▶ **DATA FOR PROCESSING**:

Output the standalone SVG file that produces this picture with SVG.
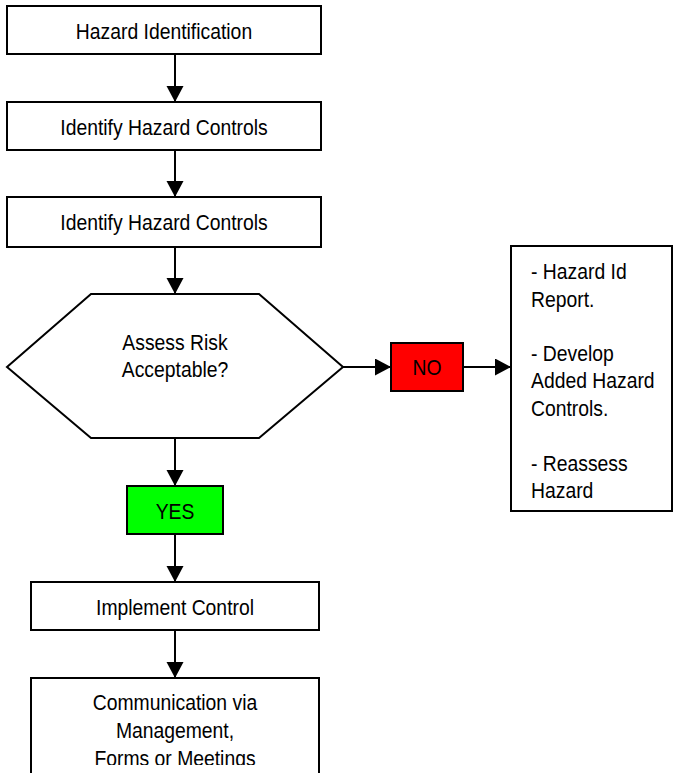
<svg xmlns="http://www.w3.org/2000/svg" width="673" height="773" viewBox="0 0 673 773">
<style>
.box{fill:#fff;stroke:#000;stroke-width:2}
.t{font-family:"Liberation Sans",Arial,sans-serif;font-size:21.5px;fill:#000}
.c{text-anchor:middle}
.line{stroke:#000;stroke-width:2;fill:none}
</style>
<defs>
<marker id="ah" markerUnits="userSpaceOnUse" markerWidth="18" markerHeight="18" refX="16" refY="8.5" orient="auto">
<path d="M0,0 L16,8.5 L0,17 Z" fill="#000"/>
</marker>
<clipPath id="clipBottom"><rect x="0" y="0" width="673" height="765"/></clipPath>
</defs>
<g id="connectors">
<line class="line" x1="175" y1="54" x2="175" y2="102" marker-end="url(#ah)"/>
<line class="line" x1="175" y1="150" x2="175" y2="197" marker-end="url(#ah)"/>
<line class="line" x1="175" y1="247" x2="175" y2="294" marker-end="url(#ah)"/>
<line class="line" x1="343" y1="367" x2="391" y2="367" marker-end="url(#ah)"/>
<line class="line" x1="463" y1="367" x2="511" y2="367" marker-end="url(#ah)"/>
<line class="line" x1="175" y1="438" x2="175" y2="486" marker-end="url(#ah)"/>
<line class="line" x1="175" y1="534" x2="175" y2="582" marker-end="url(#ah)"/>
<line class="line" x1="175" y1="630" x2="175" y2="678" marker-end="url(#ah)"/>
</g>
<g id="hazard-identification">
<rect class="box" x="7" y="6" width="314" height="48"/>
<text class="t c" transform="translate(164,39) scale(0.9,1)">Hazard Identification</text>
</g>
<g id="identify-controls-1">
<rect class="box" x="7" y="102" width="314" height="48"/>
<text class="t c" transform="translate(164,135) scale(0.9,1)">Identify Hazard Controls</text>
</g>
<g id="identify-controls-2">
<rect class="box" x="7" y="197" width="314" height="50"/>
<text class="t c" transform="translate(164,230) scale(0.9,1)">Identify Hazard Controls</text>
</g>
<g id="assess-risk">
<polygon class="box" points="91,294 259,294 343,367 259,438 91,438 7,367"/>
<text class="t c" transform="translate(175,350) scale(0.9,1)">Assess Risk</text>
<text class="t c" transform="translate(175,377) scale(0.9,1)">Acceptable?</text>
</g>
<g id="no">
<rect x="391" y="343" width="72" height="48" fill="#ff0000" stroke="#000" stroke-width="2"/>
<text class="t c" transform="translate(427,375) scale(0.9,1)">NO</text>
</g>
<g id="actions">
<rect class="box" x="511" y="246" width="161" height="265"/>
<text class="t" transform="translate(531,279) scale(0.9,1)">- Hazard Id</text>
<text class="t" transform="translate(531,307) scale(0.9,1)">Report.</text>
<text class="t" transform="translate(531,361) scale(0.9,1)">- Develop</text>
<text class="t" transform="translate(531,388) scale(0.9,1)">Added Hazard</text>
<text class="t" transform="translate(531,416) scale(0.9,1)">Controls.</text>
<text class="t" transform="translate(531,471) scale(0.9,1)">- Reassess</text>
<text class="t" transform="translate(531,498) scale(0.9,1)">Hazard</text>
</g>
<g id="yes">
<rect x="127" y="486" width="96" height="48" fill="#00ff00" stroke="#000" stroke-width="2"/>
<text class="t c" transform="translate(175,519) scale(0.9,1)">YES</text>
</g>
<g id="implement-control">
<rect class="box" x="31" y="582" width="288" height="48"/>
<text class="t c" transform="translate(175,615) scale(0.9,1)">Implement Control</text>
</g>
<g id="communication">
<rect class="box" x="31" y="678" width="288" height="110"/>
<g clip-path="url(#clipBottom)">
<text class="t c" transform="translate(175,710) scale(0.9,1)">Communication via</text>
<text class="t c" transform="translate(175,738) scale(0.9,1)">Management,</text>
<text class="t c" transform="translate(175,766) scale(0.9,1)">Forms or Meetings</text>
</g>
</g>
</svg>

---

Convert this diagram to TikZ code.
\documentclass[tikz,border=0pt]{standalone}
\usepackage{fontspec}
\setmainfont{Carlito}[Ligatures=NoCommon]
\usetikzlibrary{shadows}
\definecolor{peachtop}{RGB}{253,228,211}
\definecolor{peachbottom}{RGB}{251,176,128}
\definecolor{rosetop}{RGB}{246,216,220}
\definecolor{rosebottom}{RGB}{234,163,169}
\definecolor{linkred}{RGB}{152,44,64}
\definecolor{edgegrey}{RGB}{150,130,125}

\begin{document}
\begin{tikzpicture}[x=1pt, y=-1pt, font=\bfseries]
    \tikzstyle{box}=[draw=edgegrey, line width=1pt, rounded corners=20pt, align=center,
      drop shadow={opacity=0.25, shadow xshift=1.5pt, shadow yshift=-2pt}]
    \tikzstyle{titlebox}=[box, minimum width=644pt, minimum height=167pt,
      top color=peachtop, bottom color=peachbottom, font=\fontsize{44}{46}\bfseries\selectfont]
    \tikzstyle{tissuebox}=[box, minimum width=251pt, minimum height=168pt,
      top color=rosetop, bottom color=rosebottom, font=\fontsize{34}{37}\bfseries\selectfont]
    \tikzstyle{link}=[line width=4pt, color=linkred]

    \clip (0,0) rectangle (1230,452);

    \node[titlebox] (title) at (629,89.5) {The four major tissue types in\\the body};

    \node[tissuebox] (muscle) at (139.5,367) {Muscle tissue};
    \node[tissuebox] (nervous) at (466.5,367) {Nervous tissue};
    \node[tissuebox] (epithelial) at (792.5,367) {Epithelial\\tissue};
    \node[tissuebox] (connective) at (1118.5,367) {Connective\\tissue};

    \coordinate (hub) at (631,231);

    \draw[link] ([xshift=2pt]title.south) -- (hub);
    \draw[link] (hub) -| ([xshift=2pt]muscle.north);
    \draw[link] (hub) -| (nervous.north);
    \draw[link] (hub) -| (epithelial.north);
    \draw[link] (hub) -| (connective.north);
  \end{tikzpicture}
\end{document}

...

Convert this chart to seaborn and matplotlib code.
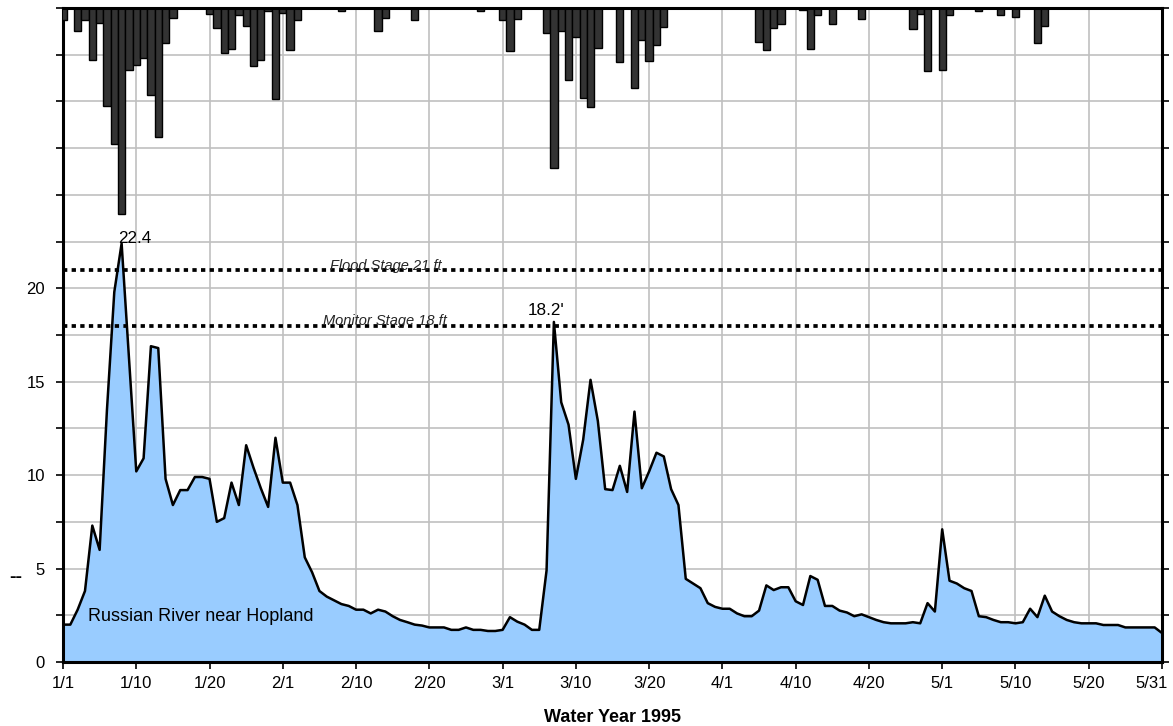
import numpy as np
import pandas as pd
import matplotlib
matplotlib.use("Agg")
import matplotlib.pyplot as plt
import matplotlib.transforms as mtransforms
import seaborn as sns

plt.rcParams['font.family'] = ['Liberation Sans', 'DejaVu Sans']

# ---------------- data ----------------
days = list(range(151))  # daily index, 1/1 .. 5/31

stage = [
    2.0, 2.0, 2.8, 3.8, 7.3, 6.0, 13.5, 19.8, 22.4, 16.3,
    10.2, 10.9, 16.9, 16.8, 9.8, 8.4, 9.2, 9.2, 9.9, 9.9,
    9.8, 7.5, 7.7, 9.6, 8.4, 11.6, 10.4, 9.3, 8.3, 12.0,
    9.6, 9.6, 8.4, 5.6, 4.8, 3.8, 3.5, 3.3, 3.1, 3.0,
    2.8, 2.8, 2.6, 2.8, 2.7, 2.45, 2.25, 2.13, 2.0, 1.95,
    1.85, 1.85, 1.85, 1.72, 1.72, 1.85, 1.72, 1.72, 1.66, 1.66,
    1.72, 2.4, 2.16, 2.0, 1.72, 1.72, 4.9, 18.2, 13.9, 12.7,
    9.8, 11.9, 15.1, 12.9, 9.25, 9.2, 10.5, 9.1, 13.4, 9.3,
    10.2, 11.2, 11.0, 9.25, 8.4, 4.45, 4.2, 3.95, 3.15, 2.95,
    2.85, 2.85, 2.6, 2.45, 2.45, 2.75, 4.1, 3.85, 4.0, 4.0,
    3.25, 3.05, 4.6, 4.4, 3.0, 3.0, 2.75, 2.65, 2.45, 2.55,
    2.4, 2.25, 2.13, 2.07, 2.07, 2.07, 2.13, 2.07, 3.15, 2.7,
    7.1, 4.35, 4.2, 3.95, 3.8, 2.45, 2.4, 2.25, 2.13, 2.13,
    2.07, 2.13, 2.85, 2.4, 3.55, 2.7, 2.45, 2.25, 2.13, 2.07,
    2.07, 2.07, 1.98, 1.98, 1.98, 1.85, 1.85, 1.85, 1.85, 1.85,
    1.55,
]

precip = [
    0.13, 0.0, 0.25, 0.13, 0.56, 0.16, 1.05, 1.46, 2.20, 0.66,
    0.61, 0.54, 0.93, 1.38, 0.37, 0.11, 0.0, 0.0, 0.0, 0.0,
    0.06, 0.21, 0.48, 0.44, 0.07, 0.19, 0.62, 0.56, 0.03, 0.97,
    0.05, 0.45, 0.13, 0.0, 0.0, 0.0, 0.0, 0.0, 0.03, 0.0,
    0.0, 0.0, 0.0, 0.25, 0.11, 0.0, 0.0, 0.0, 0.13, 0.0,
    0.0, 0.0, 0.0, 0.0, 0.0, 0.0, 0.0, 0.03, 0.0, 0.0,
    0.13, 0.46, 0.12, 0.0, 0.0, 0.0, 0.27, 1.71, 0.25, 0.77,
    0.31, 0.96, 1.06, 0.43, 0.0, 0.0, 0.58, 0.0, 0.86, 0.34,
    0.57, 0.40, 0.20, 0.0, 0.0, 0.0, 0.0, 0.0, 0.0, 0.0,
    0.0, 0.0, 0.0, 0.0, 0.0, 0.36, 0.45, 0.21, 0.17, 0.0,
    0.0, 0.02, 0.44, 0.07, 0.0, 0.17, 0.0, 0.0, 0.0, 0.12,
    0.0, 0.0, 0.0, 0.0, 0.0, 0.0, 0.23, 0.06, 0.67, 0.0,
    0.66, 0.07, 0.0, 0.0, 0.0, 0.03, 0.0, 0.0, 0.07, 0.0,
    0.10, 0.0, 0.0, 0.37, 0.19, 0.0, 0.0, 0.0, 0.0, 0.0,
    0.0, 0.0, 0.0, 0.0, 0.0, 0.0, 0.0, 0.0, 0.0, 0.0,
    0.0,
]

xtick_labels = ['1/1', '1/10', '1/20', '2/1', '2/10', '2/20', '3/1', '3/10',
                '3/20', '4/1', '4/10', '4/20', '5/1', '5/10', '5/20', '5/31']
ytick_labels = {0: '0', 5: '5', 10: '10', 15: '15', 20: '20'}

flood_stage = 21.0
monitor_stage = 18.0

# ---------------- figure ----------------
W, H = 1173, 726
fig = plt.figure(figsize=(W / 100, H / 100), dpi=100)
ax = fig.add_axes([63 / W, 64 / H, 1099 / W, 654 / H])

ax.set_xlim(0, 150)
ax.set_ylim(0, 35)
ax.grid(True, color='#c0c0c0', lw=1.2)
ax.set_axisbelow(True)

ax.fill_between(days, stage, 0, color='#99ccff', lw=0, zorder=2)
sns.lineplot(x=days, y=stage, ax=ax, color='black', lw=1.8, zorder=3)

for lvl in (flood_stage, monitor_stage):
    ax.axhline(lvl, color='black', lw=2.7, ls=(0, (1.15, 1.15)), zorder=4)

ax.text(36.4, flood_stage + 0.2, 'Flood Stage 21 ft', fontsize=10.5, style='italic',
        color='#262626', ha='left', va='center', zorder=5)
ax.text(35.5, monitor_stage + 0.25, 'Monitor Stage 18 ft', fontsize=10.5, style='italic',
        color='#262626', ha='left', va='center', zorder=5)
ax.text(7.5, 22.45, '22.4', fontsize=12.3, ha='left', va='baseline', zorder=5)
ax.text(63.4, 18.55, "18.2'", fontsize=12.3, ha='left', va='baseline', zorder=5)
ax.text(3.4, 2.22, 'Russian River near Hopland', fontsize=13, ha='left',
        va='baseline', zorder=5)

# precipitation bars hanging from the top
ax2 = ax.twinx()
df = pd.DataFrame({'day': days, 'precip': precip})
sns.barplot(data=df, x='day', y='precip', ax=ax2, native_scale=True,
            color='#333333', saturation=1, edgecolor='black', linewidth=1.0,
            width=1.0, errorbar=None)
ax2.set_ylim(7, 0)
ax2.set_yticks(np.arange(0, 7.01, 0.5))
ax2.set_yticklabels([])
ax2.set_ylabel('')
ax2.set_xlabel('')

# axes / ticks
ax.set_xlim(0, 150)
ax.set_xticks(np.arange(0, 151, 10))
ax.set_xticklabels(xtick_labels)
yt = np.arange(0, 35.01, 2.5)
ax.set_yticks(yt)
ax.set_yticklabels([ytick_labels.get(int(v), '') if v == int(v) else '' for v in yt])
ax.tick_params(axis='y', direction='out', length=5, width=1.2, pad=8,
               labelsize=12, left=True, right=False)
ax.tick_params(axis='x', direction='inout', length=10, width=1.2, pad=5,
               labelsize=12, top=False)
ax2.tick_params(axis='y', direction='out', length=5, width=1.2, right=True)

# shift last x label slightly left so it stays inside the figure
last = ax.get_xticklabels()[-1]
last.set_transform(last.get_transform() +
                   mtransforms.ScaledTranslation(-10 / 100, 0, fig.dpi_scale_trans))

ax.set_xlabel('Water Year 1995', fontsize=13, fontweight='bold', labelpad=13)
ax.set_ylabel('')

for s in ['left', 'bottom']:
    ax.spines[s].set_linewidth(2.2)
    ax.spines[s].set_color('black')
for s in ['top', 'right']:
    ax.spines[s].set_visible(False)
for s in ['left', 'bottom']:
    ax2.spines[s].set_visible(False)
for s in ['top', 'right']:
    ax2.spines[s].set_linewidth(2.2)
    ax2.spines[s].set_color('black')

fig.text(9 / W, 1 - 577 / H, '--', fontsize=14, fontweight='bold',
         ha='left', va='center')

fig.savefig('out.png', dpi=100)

▶ **EXERCISE DESCRIPTION**: The first line to be transcribed is the one containing "Convert this diagram to TikZ code.", and the last is the one containing "(connective) at (1118.5,367)". Transcribe exactly those lines and nothing else.

▶ **WRITTEN SOLUTION**:
Convert this diagram to TikZ code.
\documentclass[tikz,border=0pt]{standalone}
\usepackage{fontspec}
\setmainfont{Carlito}[Ligatures=NoCommon]
\usetikzlibrary{shadows}
\definecolor{peachtop}{RGB}{253,228,211}
\definecolor{peachbottom}{RGB}{251,176,128}
\definecolor{rosetop}{RGB}{246,216,220}
\definecolor{rosebottom}{RGB}{234,163,169}
\definecolor{linkred}{RGB}{152,44,64}
\definecolor{edgegrey}{RGB}{150,130,125}

\begin{document}
\begin{tikzpicture}[x=1pt, y=-1pt, font=\bfseries]
    \tikzstyle{box}=[draw=edgegrey, line width=1pt, rounded corners=20pt, align=center,
      drop shadow={opacity=0.25, shadow xshift=1.5pt, shadow yshift=-2pt}]
    \tikzstyle{titlebox}=[box, minimum width=644pt, minimum height=167pt,
      top color=peachtop, bottom color=peachbottom, font=\fontsize{44}{46}\bfseries\selectfont]
    \tikzstyle{tissuebox}=[box, minimum width=251pt, minimum height=168pt,
      top color=rosetop, bottom color=rosebottom, font=\fontsize{34}{37}\bfseries\selectfont]
    \tikzstyle{link}=[line width=4pt, color=linkred]

    \clip (0,0) rectangle (1230,452);

    \node[titlebox] (title) at (629,89.5) {The four major tissue types in\\the body};

    \node[tissuebox] (muscle) at (139.5,367) {Muscle tissue};
    \node[tissuebox] (nervous) at (466.5,367) {Nervous tissue};
    \node[tissuebox] (epithelial) at (792.5,367) {Epithelial\\tissue};
    \node[tissuebox] (connective) at (1118.5,367) {Connective\\tissue};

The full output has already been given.